The court also found it was reasonable for the appeals officer to conclude that an employer didn’t control the workplace where many points of call were private property or public places, and therefore couldn’t carry out inspections and accomplish the objectives of the inspection requirement.
In addition, the court agreed with the appeal officer’s distinction between workplace control and work activity control in determining whether the inspection obligations applied. Because it was found that Canada Post didn’t have control over the workplace, it wasn’t necessary to address control over the work activity because the corporation was limited in what it could do to the physical workplace anyway, said the court.
The court found the appeals officer’s decision that Canada Post didn’t have any control over hazards and conditions on the routes of letter carriers and therefore didn’t have an obligation to inspect them was reasonable. It dismissed the union’s appeal.

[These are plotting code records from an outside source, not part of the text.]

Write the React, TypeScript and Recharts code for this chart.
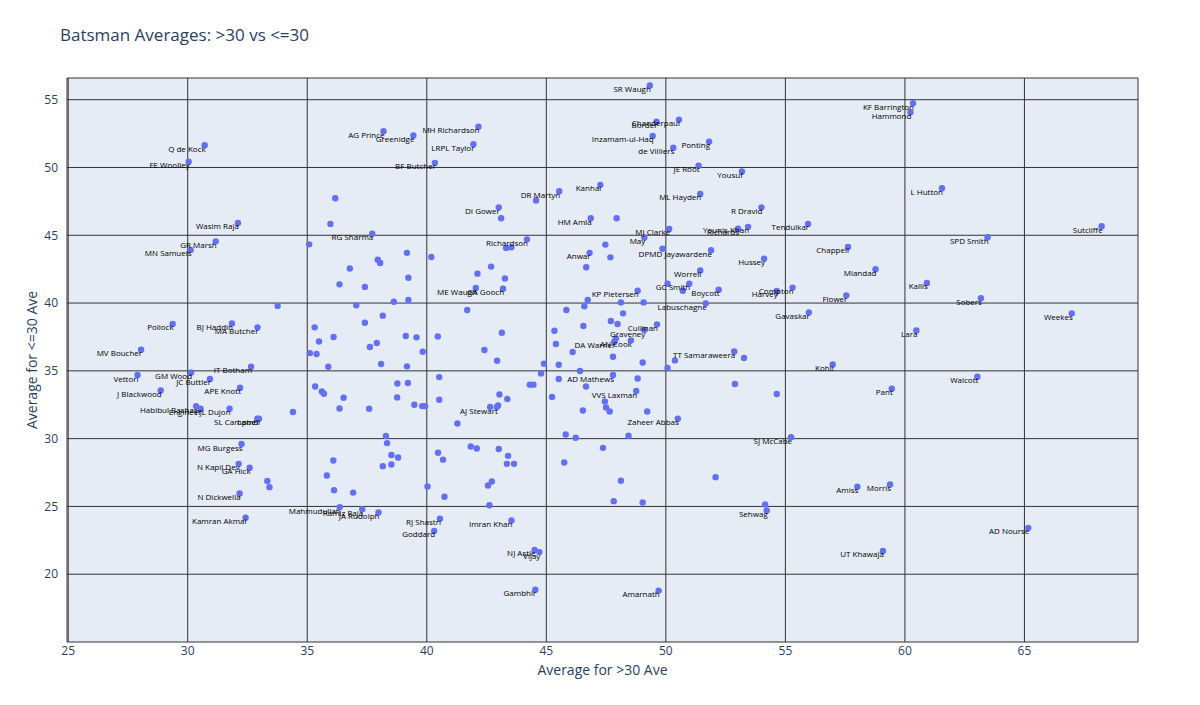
import { CartesianGrid, Scatter, ScatterChart, XAxis, YAxis } from "recharts";

// labelled batsmen: name, average for >30 innings, average for <=30 innings
const labeledNames = [
  "SR Waugh", "KF Barrington", "Hammond", "Chanderpaul", "Border", "MH Richardson", "AG Prince", "Greenidge",
  "Inzamam-ul-Haq", "Ponting", "LRPL Taylor", "Q de Kock", "de Villiers", "FE Woolley", "BF Butcher", "JE Root",
  "Yousuf", "L Hutton", "Kanhai", "DR Martyn", "ML Hayden", "DI Gower", "R Dravid", "HM Amla",
  "Wasim Raja", "Tendulkar", "Sutcliffe", "Younis Khan", "Richards", "MJ Clarke", "RG Sharma", "SPD Smith",
  "May", "Richardson", "GR Marsh", "Chappell", "MN Samuels", "DPMD Jayawardene", "Anwar", "Hussey",
  "Miandad", "Worrell", "Kallis", "GC Smith", "Compton", "ME Waugh", "GA Gooch", "Boycott",
  "KP Pietersen", "Harvey", "Flower", "Sobers", "Labuschagne", "Gavaskar", "Weekes", "BJ Haddin",
  "Pollock", "Cullinan", "MA Butcher", "Graveney", "Lara", "AN Cook", "DA Warner", "MV Boucher",
  "TT Samaraweera", "Kohli", "IT Botham", "GM Wood", "Vettori", "AD Mathews", "Walcott", "JC Buttler",
  "APE Knott", "Pant", "J Blackwood", "VVS Laxman", "Habibul Bashar", "AJ Stewart", "Engineer", "PJL Dujon",
  "SL Campbell", "Lamb", "Zaheer Abbas", "SJ McCabe", "MG Burgess", "N Kapil Dev", "GA Hick", "Morris",
  "Amiss", "N Dickwella", "Mahmudullah", "Ramiz Raja", "Sehwag", "JA Rudolph", "Kamran Akmal", "RJ Shastri",
  "Imran Khan", "AD Nourse", "Goddard", "NJ Astle", "UT Khawaja", "Vijay", "Gambhir", "Amarnath",
];

const labeledOver30 = [
  49.33, 60.34, 60.23, 50.55, 49.61, 42.16, 38.19, 39.44,
  49.45, 51.81, 41.95, 30.71, 50.31, 30.04, 40.34, 51.37,
  53.18, 61.55, 47.26, 45.54, 51.44, 43.01, 54.0, 46.86,
  32.1, 55.95, 68.23, 53.44, 53.02, 50.14, 37.72, 63.46,
  49.1, 44.19, 31.17, 57.62, 30.12, 51.89, 46.81, 54.11,
  58.77, 51.44, 60.92, 50.98, 55.3, 42.05, 43.19, 52.21,
  48.82, 54.64, 57.55, 63.18, 51.67, 55.98, 66.98, 31.85,
  29.37, 49.63, 32.92, 49.1, 60.48, 48.54, 47.84, 28.05,
  52.86, 56.98, 32.65, 30.14, 27.9, 47.79, 63.03, 30.93,
  32.19, 59.45, 28.87, 48.76, 30.35, 42.93, 30.54, 31.75,
  32.98, 32.91, 50.5, 55.24, 32.25, 32.13, 32.59, 59.38,
  58.01, 32.17, 36.36, 37.3, 54.22, 37.98, 32.42, 40.55,
  43.54, 65.16, 40.31, 44.51, 59.08, 44.71, 44.54, 49.7,
];

const labeledUpTo30 = [
  56.05, 54.74, 54.08, 53.52, 53.37, 53.0, 52.67, 52.36,
  52.33, 51.91, 51.71, 51.64, 51.45, 50.42, 50.34, 50.14,
  49.7, 48.47, 48.72, 48.25, 48.05, 47.06, 47.06, 46.25,
  45.91, 45.84, 45.66, 45.62, 45.49, 45.47, 45.12, 44.85,
  44.83, 44.7, 44.55, 44.14, 43.92, 43.89, 43.7, 43.28,
  42.49, 42.41, 41.48, 41.43, 41.14, 41.11, 41.06, 40.99,
  40.91, 40.89, 40.57, 40.35, 39.98, 39.31, 39.24, 38.5,
  38.46, 38.43, 38.21, 38.01, 37.98, 37.25, 37.13, 36.56,
  36.43, 35.47, 35.3, 34.88, 34.69, 34.69, 34.57, 34.4,
  33.75, 33.68, 33.55, 33.51, 32.4, 32.33, 32.2, 32.2,
  31.47, 31.47, 31.47, 30.11, 29.6, 28.14, 27.85, 26.62,
  26.45, 25.95, 24.95, 24.8, 24.7, 24.55, 24.16, 24.1,
  23.96, 23.42, 23.2, 21.79, 21.72, 21.63, 18.86, 18.79,
];

// batsmen drawn without a label
const otherOver30 = [
  36.17, 35.97, 35.08, 44.57, 43.11, 43.32, 43.54, 47.47, 47.68, 39.17,
  40.19, 37.95, 38.05, 36.78, 42.69, 46.67, 42.12, 43.27, 36.35, 37.41,
  39.23, 38.62, 39.23, 37.05, 38.16, 41.69, 37.41, 36.1, 37.91, 37.62,
  39.12, 39.57, 39.83, 40.46, 43.14, 42.41, 42.94, 38.09, 39.17, 44.9,
  44.78, 40.52, 38.77, 39.21, 36.52, 38.76, 36.35, 37.59, 39.48, 39.81,
  39.93, 40.52, 44.31, 44.46, 43.04, 43.37, 42.65, 42.98, 41.28, 45.52,
  45.24, 46.53, 47.45, 47.5, 47.65, 46.41, 46.66, 45.52, 46.1, 47.91,
  47.7, 47.98, 48.21, 48.12, 49.07, 47.79, 49.03, 50.38, 50.07, 48.82,
  49.22, 48.44, 47.37, 52.89, 54.64, 53.27, 50.07, 50.71, 46.73, 46.59,
  45.84, 45.34, 45.4, 46.55, 45.81, 46.23, 38.29, 38.34, 38.52, 38.8,
  40.47, 41.84, 42.09, 43.01, 43.4, 40.68, 43.35, 43.65, 38.16, 38.52,
  45.75, 36.12, 36.92, 40.03, 40.74, 42.56, 42.72, 42.62, 33.33, 33.42,
  36.09, 35.82, 48.12, 47.82, 49.03, 52.08, 54.15, 33.76, 34.4, 35.31,
  35.49, 35.11, 35.39, 35.88, 35.33, 35.61, 35.7, 47.94, 49.86,
];

const otherUpTo30 = [
  47.73, 45.84, 44.33, 47.56, 46.25, 44.07, 44.11, 44.31, 43.37, 43.7,
  43.4, 43.2, 42.96, 42.55, 42.69, 42.64, 42.17, 41.82, 41.38, 41.19,
  41.87, 40.1, 40.23, 39.83, 39.07, 39.49, 38.55, 37.5, 37.05, 36.76,
  37.57, 37.47, 36.41, 37.54, 37.81, 36.54, 35.75, 35.5, 35.33, 35.53,
  34.81, 34.54, 34.07, 34.1, 33.02, 33.04, 32.22, 32.2, 32.5, 32.4,
  32.4, 32.87, 33.98, 33.98, 33.26, 32.92, 32.33, 32.45, 31.12, 35.45,
  33.07, 32.08, 32.74, 32.3, 32.0, 34.99, 33.85, 34.4, 36.39, 37.38,
  38.68, 38.46, 39.24, 40.05, 40.05, 36.04, 35.62, 35.77, 35.21, 34.44,
  32.0, 30.21, 29.32, 34.03, 33.29, 35.95, 41.43, 40.91, 40.23, 39.76,
  39.49, 37.96, 36.98, 38.31, 30.31, 30.06, 30.19, 29.67, 28.79, 28.61,
  28.96, 29.42, 29.27, 29.23, 28.73, 28.45, 28.14, 28.14, 27.97, 28.09,
  28.24, 26.2, 26.02, 26.47, 25.71, 26.54, 26.84, 25.09, 26.87, 26.42,
  28.39, 27.28, 26.89, 25.39, 25.29, 27.16, 25.14, 39.79, 31.96, 38.21,
  37.17, 36.31, 36.24, 35.3, 33.85, 33.48, 33.31, 46.25, 44.01,
];

const xTicks = [25, 30, 35, 40, 45, 50, 55, 60, 65];
const yTicks = [20, 25, 30, 35, 40, 45, 50, 55];

const labeled = labeledNames.map((name, i) => ({ name, x: labeledOver30[i], y: labeledUpTo30[i] }));
const others = otherOver30.map((x, i) => ({ name: "", x, y: otherUpTo30[i] }));
const allPoints = [...others, ...labeled];

const font = "'Open Sans', verdana, arial, sans-serif";
const tickStyle = { fontSize: 12, fill: "#2a3f5f", fontFamily: font };

const Dot = (props: any) => <circle cx={props.cx} cy={props.cy} r={3.2} fill="#636efa" />;

const NameLabel = (props: any) => (
  <text x={props.cx + 1} y={props.cy + 3} textAnchor="end" dominantBaseline="central" fontSize={8} fontFamily={font} fill="#000">
    {props.payload.name}
  </text>
);

export default function App() {
  return (
    <div style={{ position: "absolute", left: 0, top: 0, width: 1200, height: 705, background: "#fff" }}>
      <div style={{ position: "absolute", left: 60, top: 26, fontSize: 17, lineHeight: 1, color: "#2a3f5f", fontFamily: font }}>
        Batsman Averages: &gt;30 vs &lt;=30
      </div>
      <ScatterChart width={1200} height={705} margin={{ top: 78, right: 62, bottom: 0, left: 0 }}>
        <CartesianGrid fill="#E5ECF6" stroke="#333" strokeWidth={1} fillOpacity={1} />
        <XAxis
          type="number"
          dataKey="x"
          domain={[24.95, 69.75]}
          ticks={xTicks}
          allowDataOverflow
          height={63}
          axisLine={false}
          tickLine={false}
          tickSize={0}
          tickMargin={4}
          tick={tickStyle}
          label={{ value: "Average for >30 Ave", position: "insideBottom", offset: 30, style: { fontSize: 14, fill: "#2a3f5f", fontFamily: font } }}
        />
        <YAxis
          type="number"
          dataKey="y"
          domain={[15, 56.6]}
          ticks={yTicks}
          allowDataOverflow
          width={67}
          axisLine={false}
          tickLine={false}
          tickSize={0}
          tickMargin={9}
          tick={tickStyle}
          label={{ value: "Average for <=30 Ave", angle: -90, position: "insideLeft", offset: 32, style: { textAnchor: "middle", fontSize: 14, fill: "#2a3f5f", fontFamily: font } }}
        />
        <Scatter data={allPoints} shape={Dot} isAnimationActive={false} />
        <Scatter data={labeled} shape={NameLabel} isAnimationActive={false} />
      </ScatterChart>
    </div>
  );
}
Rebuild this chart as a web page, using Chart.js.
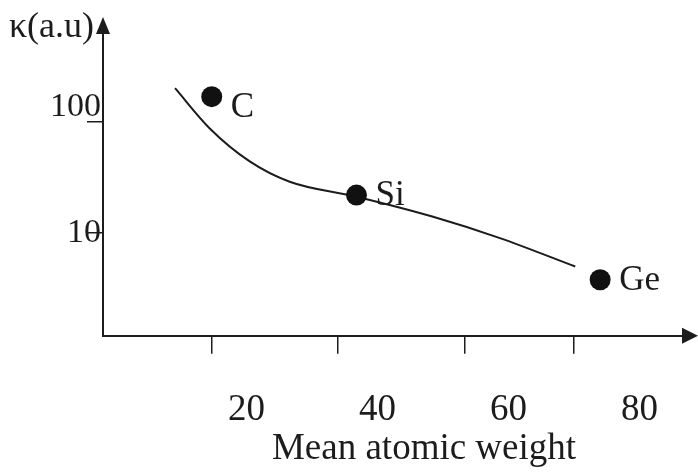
<!DOCTYPE html>
<html>
<head>
<meta charset="utf-8">
<script src="https://cdn.jsdelivr.net/npm/chart.js@4.4.1/dist/chart.umd.min.js"></script>
<style>
  html, body { margin: 0; padding: 0; background: #fff; }
</style>
</head>
<body>
<canvas id="kappaChart" width="698" height="472"></canvas>
<script>
// thermal conductivity (arbitrary units) against mean atomic weight
const elements = ['C', 'Si', 'Ge'];
const atomicWeight = [14.7, 36.8, 74.0];
const kappa = [168, 21.9, 3.8];

// hand-drawn trend curve through the points
const curveX = [9.1, 14.4, 20.5, 26.6, 36.8, 48.5, 58.7, 70.2];
const curveY = [200, 87, 44, 28.9, 21.2, 14.0, 9.0, 5.0];

const xTickLabels = [20, 40, 60, 80];
const xTickMarks = [14.7, 34.0, 53.4, 70.0];
const yTickMarks = [10, 100];

const xTitle = 'Mean atomic weight';
const yTitle = '\u03ba(a.u)';

const ink = '#1c1c1c';
const serif = "'Liberation Serif', 'Times New Roman', serif";

Chart.defaults.font.family = serif;
Chart.defaults.font.size = 37;
Chart.defaults.color = ink;

// arrowheads, axis titles and the element names next to each dot
const decor = {
  id: 'decor',
  afterDraw(chart) {
    const { ctx, chartArea: a } = chart;
    ctx.save();
    ctx.fillStyle = ink;

    ctx.beginPath();
    ctx.moveTo(a.left, a.top - 16);
    ctx.lineTo(a.left - 7, a.top + 1);
    ctx.lineTo(a.left + 7, a.top + 1);
    ctx.closePath();
    ctx.fill();

    ctx.beginPath();
    ctx.moveTo(a.right + 15, a.bottom);
    ctx.lineTo(a.right - 1, a.bottom - 8);
    ctx.lineTo(a.right - 1, a.bottom + 8);
    ctx.closePath();
    ctx.fill();

    ctx.textBaseline = 'middle';
    ctx.font = '36px ' + serif;
    ctx.textAlign = 'right';
    ctx.fillText(yTitle, a.left - 9, a.top - 5);

    ctx.font = '37px ' + serif;
    ctx.textAlign = 'center';
    ctx.textBaseline = 'alphabetic';
    ctx.fillText(xTitle, (a.left + a.right) / 2 + 31, a.bottom + 123);

    ctx.textBaseline = 'middle';
    ctx.font = '35px ' + serif;
    ctx.textAlign = 'left';
    chart.getDatasetMeta(1).data.forEach((pt, i) => {
      ctx.fillText(elements[i], pt.x + 19, pt.y + (i === 0 ? 11 : 1));
    });
    ctx.restore();
  }
};

new Chart(document.getElementById('kappaChart'), {
  type: 'scatter',
  data: {
    datasets: [
      {
        data: curveX.map((x, i) => ({ x, y: curveY[i] })),
        showLine: true,
        cubicInterpolationMode: 'monotone',
        borderColor: ink,
        borderWidth: 2,
        pointRadius: 0,
        order: 2
      },
      {
        data: atomicWeight.map((x, i) => ({ x, y: kappa[i] })),
        pointRadius: 10.5,
        pointHoverRadius: 10.5,
        backgroundColor: '#111',
        borderWidth: 0,
        order: 1
      }
    ]
  },
  options: {
    responsive: false,
    animation: false,
    layout: { padding: { left: 50, top: 33, right: 15, bottom: 0 } },
    plugins: { legend: { display: false }, tooltip: { enabled: false } },
    scales: {
      x: {
        type: 'linear',
        position: 'bottom',
        min: -1.9,
        max: 86.65,
        border: { display: true, color: ink, width: 2 },
        grid: { drawOnChartArea: false, tickLength: 18, color: ink, lineWidth: 1.5 },
        ticks: { display: false, padding: 0 },
        afterBuildTicks: s => { s.ticks = xTickMarks.map(value => ({ value })); },
        afterFit: s => { s.height = 18; }
      },
      xNum: {
        type: 'linear',
        axis: 'x',
        position: 'bottom',
        min: -1.9,
        max: 86.65,
        border: { display: false },
        grid: { display: false },
        ticks: { color: ink, padding: 26, maxRotation: 0, autoSkip: false },
        afterBuildTicks: s => { s.ticks = xTickLabels.map(value => ({ value })); },
        afterFit: s => { s.height = 118.3; }
      },
      y: {
        type: 'logarithmic',
        min: 1.195,
        max: 626.7,
        border: { display: true, color: ink, width: 2 },
        grid: { drawOnChartArea: false, tickLength: 16, color: ink, lineWidth: 1.5 },
        ticks: {
          color: ink,
          padding: -14,
          font: { size: 34, lineHeight: '30px' },
          callback: v => (v === 100 ? ['100', ''] : String(v))
        },
        afterBuildTicks: s => { s.ticks = yTickMarks.map(value => ({ value })); },
        afterFit: s => { s.width = 53; }
      }
    }
  },
  plugins: [decor]
});
</script>
</body>
</html>
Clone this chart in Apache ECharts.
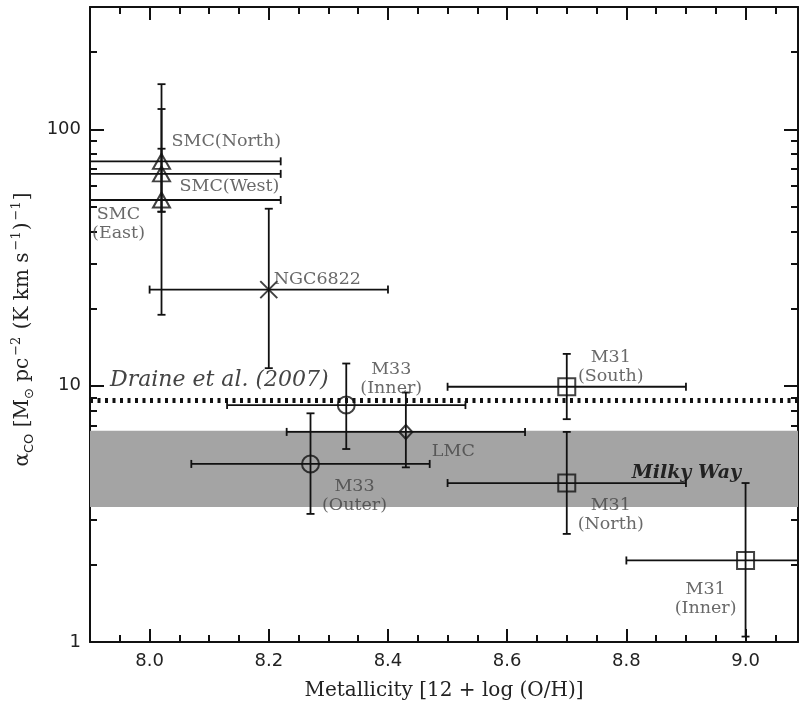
<!DOCTYPE html>
<html><head><meta charset="utf-8">
<script src="https://cdn.jsdelivr.net/npm/echarts@6/dist/echarts.min.js"></script>
<style>html,body{margin:0;padding:0;background:#fff}#c{width:799px;height:706px}</style>
</head><body><div id="c"></div><script>
// ---- data ----
const names = ['SMC(North)','SMC(West)','SMC(East)','NGC6822','M33(Inner)','M33(Outer)','LMC','M31(South)','M31(North)','M31(Inner)'];
const labelTexts = ['SMC(North)','SMC(West)','SMC\n(East)','NGC6822','M33\n(Inner)','M33\n(Outer)','LMC','M31\n(South)','M31\n(North)','M31\n(Inner)'];
const metallicity = [8.02, 8.02, 8.02, 8.20, 8.33, 8.27, 8.43, 8.70, 8.70, 9.00];
const metallicityErr = [0.2, 0.2, 0.2, 0.2, 0.2, 0.2, 0.2, 0.2, 0.2, 0.2];
const alphaCO = [75, 67, 53, 23.7, 8.4, 4.95, 6.6, 9.9, 4.17, 2.08];
const alphaLow = [47.7, 18.9, 47.7, 11.7, 5.66, 3.16, 4.8, 7.4, 2.64, 1.05];
const alphaHigh = [150, 120, 84, 49, 12.2, 7.8, 9.4, 13.3, 6.6, 4.17];
const draineAlpha = 8.8;
const milkyWayRange = [3.36, 6.67];
const xMajorTicks = [8.0, 8.2, 8.4, 8.6, 8.8, 9.0];
const xMinorTicks = [7.95, 8.05, 8.10, 8.15, 8.25, 8.30, 8.35, 8.45, 8.50, 8.55, 8.65, 8.70, 8.75, 8.85, 8.90, 8.95, 9.05];
const yMajorTicks = [1, 10, 100];
const yMinorTicks = [2, 3, 4, 5, 6, 7, 8, 9, 20, 30, 40, 50, 60, 70, 80, 90, 200];

// ---- styles (not data) ----
const markerStyle = {
  'SMC(North)': {symbol:'triangle', size:[17,15]},
  'SMC(West)': {symbol:'triangle', size:[17,15]},
  'SMC(East)': {symbol:'triangle', size:[17,15]},
  'NGC6822': {symbol:'path://M0,0L10,10M10,0L0,10', size:[17,17]},
  'M33(Inner)': {symbol:'circle', size:17},
  'M33(Outer)': {symbol:'circle', size:17},
  'LMC': {symbol:'diamond', size:[13,14]},
  'M31(South)': {symbol:'rect', size:17},
  'M31(North)': {symbol:'rect', size:17},
  'M31(Inner)': {symbol:'rect', size:17}
};
const labelStyle = {
  'SMC(North)': {align:'left', offset:[10,-20]},
  'SMC(West)': {align:'left', offset:[18,13]},
  'SMC(East)': {align:'center', offset:[-43,24]},
  'NGC6822': {align:'left', offset:[5,-10]},
  'M33(Inner)': {align:'center', offset:[45,-26]},
  'M33(Outer)': {align:'center', offset:[44,32]},
  'LMC': {align:'left', offset:[26,20]},
  'M31(South)': {align:'center', offset:[44,-20]},
  'M31(North)': {align:'center', offset:[44,32]},
  'M31(Inner)': {align:'center', offset:[-40,38]}
};

const serif = '"DejaVu Serif", serif';
const sans = '"DejaVu Sans", sans-serif';
const ink = '#111';
const X_MIN = 7.9, X_MAX = 9.088, Y_MIN = 1, Y_MAX = 300;

function xAxisDef(pos, ticks, len, showLine, showLabel) {
  return {
    type:'value', position:pos, min:X_MIN, max:X_MAX, gridIndex:0,
    axisLine:{show:showLine, onZero:false, lineStyle:{color:ink, width:2}},
    axisTick:{show:true, inside:true, length:len, customValues:ticks, lineStyle:{color:ink, width:2}},
    axisLabel:{show:showLabel, customValues:xMajorTicks, formatter:v=>Number(v).toFixed(1),
      fontFamily:sans, fontSize:18, color:'#222', margin:10},
    splitLine:{show:false}
  };
}
function yAxisDef(pos, ticks, len, showLine, showLabel) {
  return {
    type:'log', logBase:10, position:pos, min:Y_MIN, max:Y_MAX, gridIndex:0,
    axisLine:{show:showLine, onZero:false, lineStyle:{color:ink, width:2}},
    axisTick:{show:true, inside:true, length:len, customValues:ticks, lineStyle:{color:ink, width:2}},
    axisLabel:{show:showLabel, customValues:yMajorTicks, formatter:v=>String(Math.round(v)),
      fontFamily:sans, fontSize:18, color:'#222', margin:9},
    splitLine:{show:false}, minorTick:{show:false}
  };
}

const xAxes = [
  xAxisDef('bottom', xMajorTicks, 13, true, true),
  xAxisDef('bottom', xMinorTicks, 7, false, false),
  xAxisDef('top', xMajorTicks, 13, true, false),
  xAxisDef('top', xMinorTicks, 7, false, false)
];
Object.assign(xAxes[0], {
  name:'Metallicity [12 + log (O/H)]', nameLocation:'middle', nameGap:39,
  nameTextStyle:{fontFamily:serif, fontSize:20, color:'#222'}
});
const yAxes = [
  yAxisDef('left', yMajorTicks, 14, true, true),
  yAxisDef('left', yMinorTicks, 7, false, false),
  yAxisDef('right', yMajorTicks, 14, true, false),
  yAxisDef('right', yMinorTicks, 7, false, false)
];
Object.assign(yAxes[0], {
  name:'{a|α}{s|CO}{a| [M}{s|⊙}{a| pc}{p|−2}{a| (K km s}{p|−1}{a|)}{p|−1}{a|]}', nameLocation:'middle', nameGap:54,
  nameTextStyle:{fontFamily:serif, fontSize:20, color:'#222', padding:[0,10,0,0],
    rich:{
      a:{fontFamily:serif, fontSize:20, color:'#222', lineHeight:26},
      s:{fontFamily:sans, fontSize:13, color:'#222', lineHeight:13, verticalAlign:'bottom'},
      p:{fontFamily:serif, fontSize:13, color:'#222', lineHeight:13, verticalAlign:'top', padding:[0,1,0,2]}
    }}
});

const errData = names.map((n,i)=>[metallicity[i], alphaCO[i], metallicityErr[i], alphaLow[i], alphaHigh[i]]);

const pointData = names.map((n,i)=>({
  name:n,
  value:[metallicity[i], alphaCO[i]],
  symbol:markerStyle[n].symbol,
  symbolSize:markerStyle[n].size,
  label:{show:true, formatter:labelTexts[i], position:'inside',
    align:labelStyle[n].align, verticalAlign:'middle', offset:labelStyle[n].offset}
}));

const option = {
  animation:false,
  backgroundColor:'#fff',
  grid:{left:90, right:1, top:7, bottom:63, containLabel:false},
  xAxis:xAxes,
  yAxis:yAxes,
  series:[
    {
      type:'line', data:[], xAxisIndex:0, yAxisIndex:0, z:1, silent:true,
      markArea:{silent:true, itemStyle:{color:'#a4a4a4', opacity:1},
        label:{show:true, position:'insideRight', offset:[-52,4], formatter:'Milky Way',
          fontFamily:serif, fontStyle:'italic', fontWeight:'bold', fontSize:19, color:'#222'},
        data:[[{yAxis:milkyWayRange[0]}, {yAxis:milkyWayRange[1]}]]},
      markLine:{silent:true, symbol:['none','none'],
        lineStyle:{color:ink, width:5, type:[3,4.5]},
        label:{show:true, position:'insideStartTop', distance:[20,9], formatter:'Draine et al. (2007)',
          fontFamily:serif, fontStyle:'italic', fontSize:22, color:'#444'},
        data:[{yAxis:draineAlpha}]}
    },
    {
      type:'custom', xAxisIndex:0, yAxisIndex:0, z:3, clip:true, silent:true,
      data:errData,
      encode:{x:0, y:1},
      renderItem:function(params, api){
        const x = api.value(0), y = api.value(1), xe = api.value(2), ylo = api.value(3), yhi = api.value(4);
        const pL = api.coord([x - xe, y]), pR = api.coord([x + xe, y]);
        const pB = api.coord([x, ylo]), pT = api.coord([x, yhi]);
        const c = 4;
        const st = {stroke:ink, lineWidth:1.8, fill:null};
        const ln = (x1,y1,x2,y2)=>({type:'line', shape:{x1,y1,x2,y2}, style:st});
        return {type:'group', children:[
          ln(pL[0],pL[1],pR[0],pR[1]),
          ln(pL[0],pL[1]-c,pL[0],pL[1]+c),
          ln(pR[0],pR[1]-c,pR[0],pR[1]+c),
          ln(pB[0],pB[1],pT[0],pT[1]),
          ln(pB[0]-c,pB[1],pB[0]+c,pB[1]),
          ln(pT[0]-c,pT[1],pT[0]+c,pT[1])
        ]};
      }
    },
    {
      type:'scatter', xAxisIndex:0, yAxisIndex:0, z:4, silent:true,
      itemStyle:{color:'rgba(0,0,0,0)', borderColor:ink, borderWidth:2},
      label:{fontFamily:serif, fontSize:17.5, color:'#444', lineHeight:19},
      data:pointData
    }
  ]
};
const chart = echarts.init(document.getElementById('c'), null, {renderer:'canvas'});
chart.setOption(option);
</script></body></html>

“The appeals officer recognized that Parliament intended to give the broadest possible protection to employees including to those performing work in a place which the employer may not control,” said the court. “In my view the appeals officer’s interpretation of (the inspection requirements in the act) demonstrates sensitivity to preserving the broad nature of the employer’s obligations to ensure the health and safety of its employees without placing obligations upon the employer that the latter would be unable to fulfill.”